Only one county section says "consider"

I'm assuming I just have to wait? That I am indeed being "considered" since I haven't received a denial email yet.

Any one else seen this??

Thanks,
Laura


----------



## DXLG83 (Apr 11, 2016)

I just got this myself and they found something way back from 2004 on my background check. It also says consider and I would like to know what it means as well and if I will still be able to drive for them.


----------



## KGB7 (Apr 23, 2015)

Long time ago, before there was internet or emails, or even forums. People used a telephone to talk to each other, to find answers.


----------



## DXLG83 (Apr 11, 2016)

KGB7 said:


> Long time ago, before there was internet or emails, or even forums. People used a telephone to talk to each other, to find answers.

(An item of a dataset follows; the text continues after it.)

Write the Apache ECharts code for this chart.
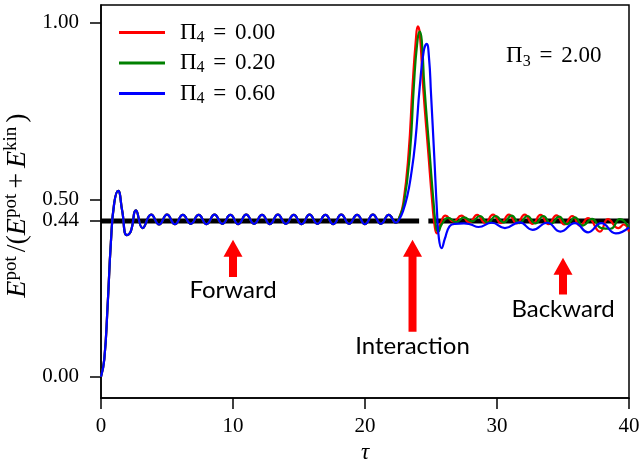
<!DOCTYPE html>
<html><head><meta charset="utf-8">
<script src="https://cdn.jsdelivr.net/npm/echarts@6/dist/echarts.min.js"></script>
<style>html,body{margin:0;padding:0;background:#fff}#c{width:641px;height:462px}</style>
</head><body><div id="c"></div>
<script>
// ---- data ----
const xTicks = [0, 10, 20, 30, 40];
const yTicks = [0, 0.44, 0.5, 1.0];
const seriesNames = ['Π4 = 0.00', 'Π4 = 0.20', 'Π4 = 0.60'];
const seriesColors = ['#ff0000', '#008000', '#0000ff'];

// common forward-propagation part (identical for all three)
const forwardPart = [
  [0,0],[0.25,0.05],[0.5,0.2],[0.75,0.38],[1.0,0.49],[1.3,0.525],[1.6,0.47],[1.95,0.40],
  [2.25,0.41],[2.65,0.47],[3.15,0.42],[3.8,0.458],[4.4,0.43],[5.0,0.458],[5.6,0.431],
  [6.2,0.457],[6.8,0.432],[7.4,0.457],[8.0,0.431],[8.6,0.458],[9.2,0.432],[9.8,0.457],
  [10.4,0.431],[11.0,0.458],[11.6,0.432],[12.2,0.457],[12.8,0.431],[13.4,0.458],[14.0,0.432],
  [14.6,0.457],[15.2,0.431],[15.8,0.458],[16.4,0.432],[17.0,0.457],[17.6,0.431],[18.2,0.458],
  [18.8,0.432],[19.4,0.457],[20.0,0.431],[20.6,0.458],[21.2,0.432],[21.8,0.457],[22.35,0.435]
];
const redAfter = [
  [22.6,0.45],[22.9,0.49],[23.3,0.63],[23.6,0.82],[23.85,0.95],[24.0,0.99],[24.15,0.97],
  [24.4,0.82],[24.8,0.63],[25.1,0.49],[25.3,0.42],[25.45,0.405],[25.7,0.43],[26.1,0.455],
  [26.7,0.438],[27.3,0.455],[27.9,0.436],[28.5,0.457],[29.1,0.435],[29.7,0.458],[30.3,0.434],
  [30.9,0.458],[31.5,0.433],[32.1,0.458],[32.7,0.432],[33.3,0.457],[33.9,0.431],[34.5,0.456],
  [35.1,0.43],[35.7,0.454],[36.3,0.427],[36.9,0.448],[37.8,0.41],[38.4,0.445],[39.2,0.42],
  [39.6,0.43],[40,0.41]
];
const greenAfter = [
  [22.6,0.45],[22.95,0.49],[23.4,0.63],[23.7,0.82],[23.95,0.94],[24.15,0.975],[24.3,0.95],
  [24.5,0.82],[24.9,0.63],[25.2,0.49],[25.4,0.42],[25.55,0.41],[25.8,0.43],[26.3,0.449],
  [26.9,0.437],[27.5,0.45],[28.1,0.439],[28.7,0.454],[29.3,0.435],[29.9,0.454],[30.5,0.436],
  [31.1,0.455],[31.7,0.434],[32.3,0.454],[32.9,0.433],[33.5,0.454],[34.1,0.432],[34.7,0.452],
  [35.3,0.431],[35.9,0.45],[36.5,0.427],[37.2,0.446],[37.9,0.42],[38.6,0.418],[39.3,0.445],
  [40,0.42]
];
const blueAfter = [
  [22.6,0.445],[22.9,0.47],[23.2,0.51],[23.45,0.56],[23.8,0.66],[24.15,0.82],[24.45,0.92],
  [24.67,0.94],[24.85,0.9],[25.0,0.8],[25.25,0.62],[25.45,0.47],[25.6,0.39],[25.8,0.363],
  [26.05,0.39],[26.4,0.425],[26.8,0.432],[27.5,0.433],[28.0,0.43],[28.6,0.423],[29.6,0.435],
  [30.6,0.42],[31.7,0.436],[32.7,0.415],[33.8,0.435],[34.8,0.41],[35.9,0.434],[36.9,0.408],
  [37.9,0.434],[39.0,0.405],[40,0.422]
];
const refLevel = 0.44;
const refSegments = [[0, 24.1], [24.8, 40]];
// annotation arrows (data coordinates): x, arrow tip, arrow tail, label centre
const arrowLabels = ['Forward', 'Interaction', 'Backward'];
const arrowX = [10, 23.6, 35];
const arrowTip = [0.387, 0.387, 0.336];
const arrowTail = [0.282, 0.127, 0.232];
const arrowTextY = [0.243, 0.085, 0.19];
const paramText = { label: 'Π3 = 2.00', x: 34.3, y: 0.905 };

// ---- chart ----
const serif = 'Liberation Serif';
const chart = echarts.init(document.getElementById('c'), null, { renderer: 'canvas' });
const allData = [forwardPart.concat(redAfter), forwardPart.concat(greenAfter), forwardPart.concat(blueAfter)];

const mathRich = {
  p: { fontFamily: serif, fontSize: 23, lineHeight: 26, color: '#000' },
  q: { fontFamily: serif, fontSize: 23, lineHeight: 26, color: '#000', padding: [0, 3, 0, 3] },
  s: { fontFamily: serif, fontSize: 16, lineHeight: 16, verticalAlign: 'bottom', color: '#000' }
};
function piLabel(name) {
  const m = name.match(/^Π(\d) = (.*)$/);
  return '{p|Π}{s|' + m[1] + '}{q| = }{p|' + m[2] + '}';
}

const series = [];
refSegments.forEach((seg, i) => {
  series.push({
    name: 'ref' + i, type: 'line', data: [[seg[0], refLevel], [seg[1], refLevel]],
    showSymbol: false, symbol: 'none', silent: true,
    lineStyle: { color: '#000', width: 5 }, itemStyle: { color: '#000' }
  });
});
seriesNames.forEach((n, i) => {
  series.push({
    name: n, type: 'line', data: allData[i], smooth: 0.5, symbol: 'none', showSymbol: false,
    lineStyle: { color: seriesColors[i], width: 2.2 }, itemStyle: { color: seriesColors[i] }
  });
});

chart.setOption({
  animation: false,
  backgroundColor: '#fff',
  grid: { left: 101, right: 12, top: 5, bottom: 64, show: true, borderColor: '#000', borderWidth: 1.5,
          containLabel: false, outerBoundsMode: 'none' },
  legend: {
    data: seriesNames, orient: 'vertical', left: 114, top: 16, icon: 'rect',
    itemWidth: 46, itemHeight: 3, itemGap: 6,
    formatter: piLabel, textStyle: { rich: mathRich, padding: [0, 0, 0, 10] }
  },
  xAxis: {
    type: 'value', min: 0, max: 40,
    axisLine: { onZero: false, lineStyle: { color: '#000', width: 1.5 } },
    axisTick: { customValues: xTicks, length: 11, lineStyle: { color: '#000', width: 1.5 } },
    axisLabel: { customValues: xTicks, color: '#000', fontFamily: serif, fontSize: 21, margin: 18 },
    splitLine: { show: false },
    name: 'τ', nameLocation: 'middle', nameGap: 40,
    nameTextStyle: { color: '#000', fontFamily: serif, fontStyle: 'italic', fontSize: 23 }
  },
  yAxis: {
    type: 'value', min: -0.06, max: 1.05,
    axisLine: { onZero: false, lineStyle: { color: '#000', width: 1.5 } },
    axisTick: { customValues: yTicks, length: 11, lineStyle: { color: '#000', width: 1.5 } },
    axisLabel: { customValues: yTicks, color: '#000', fontFamily: serif, fontSize: 21, margin: 22,
                 formatter: v => v.toFixed(2) },
    splitLine: { show: false },
    name: '{e|E}{sup|pot}{n|/(}{e|E}{sup|pot}{q|+}{e|E}{sup|kin}{n|)}',
    nameLocation: 'middle', nameGap: 66, nameRotate: 90,
    nameTextStyle: {
      padding: [0, 8, 0, 0],
      rich: {
        e: { fontFamily: serif, fontStyle: 'italic', fontSize: 28, lineHeight: 32, color: '#000' },
        n: { fontFamily: serif, fontSize: 28, lineHeight: 32, color: '#000', padding: [0, 0, 0, 4] },
        q: { fontFamily: serif, fontSize: 28, lineHeight: 32, color: '#000', padding: [0, 5, 0, 5] },
        sup: { fontFamily: serif, fontSize: 19, lineHeight: 19, verticalAlign: 'top', color: '#000' }
      }
    }
  },
  series: series
});

// annotations positioned via the axes
const graphics = [];
arrowLabels.forEach((t, i) => {
  const tip = chart.convertToPixel({ gridIndex: 0 }, [arrowX[i], arrowTip[i]]);
  const tail = chart.convertToPixel({ gridIndex: 0 }, [arrowX[i], arrowTail[i]]);
  const lab = chart.convertToPixel({ gridIndex: 0 }, [arrowX[i], arrowTextY[i]]);
  const cx = tip[0], hw = 9.5, sw = 4, hl = 17;
  graphics.push({
    type: 'polygon', silent: true,
    shape: { points: [[cx, tip[1]], [cx + hw, tip[1] + hl], [cx + sw, tip[1] + hl], [cx + sw, tail[1]],
                      [cx - sw, tail[1]], [cx - sw, tip[1] + hl], [cx - hw, tip[1] + hl]] },
    style: { fill: '#ff0000' }
  });
  graphics.push({
    type: 'text', silent: true, x: lab[0], y: lab[1],
    style: { text: t, fontFamily: 'Lato', fontSize: 24, fill: '#000', align: 'center', verticalAlign: 'middle' }
  });
});
const pp = chart.convertToPixel({ gridIndex: 0 }, [paramText.x, paramText.y]);
graphics.push({
  type: 'text', silent: true, x: pp[0], y: pp[1],
  style: { text: piLabel(paramText.label), rich: mathRich, align: 'center', verticalAlign: 'middle' }
});
chart.setOption({ graphic: graphics });
</script>
</body></html>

That is very true but dealing with Uber there is no damn number to call that I can find and also seeing how the site is called Uberpeople I felt I could ask here on the advice forum, ya know that thing that is made for these types of things. Go be a smart ass somewhere else.


----------



## KGB7 (Apr 23, 2015)

DXLG83 said:


> That is very true but dealing with Uber there is no damn number to call that I can find and also seeing how the site is called Uberpeople I felt I could ask here on the advice forum, ya know that thing that is made for these types of things. Go be a smart ass somewhere else.


/Facepalm

You need to contact Checkr.


----------



## DXLG83 (Apr 11, 2016)

KGB7 said:


> /Facepalm
> 
> You need to contact Checkr.


I could but Checkr isn't the one that is going to say I can drive or not. There is nothing wrong with the background check I was asking if Uber will still let me drive seeing how the background check came back. /facepalm


----------



## KGB7 (Apr 23, 2015)

DXLG83 said:


> I could but Checkr isn't the one that is going to say I can drive or not. There is nothing wrong with the background check I was asking if Uber will still let me drive seeing how the background check came back. /facepalm


Nothing was found wrong but, they (Checkr), found something in 2004. 
So did they find something or not??

None of us work for Uber or Checkr, if you want answers, then get off your butt and do something about it!


----------



## Uberkiddo (May 4, 2016)

It's fine guys. Mine said consider and I'm driving. As long as you haven't been CHARGED


----------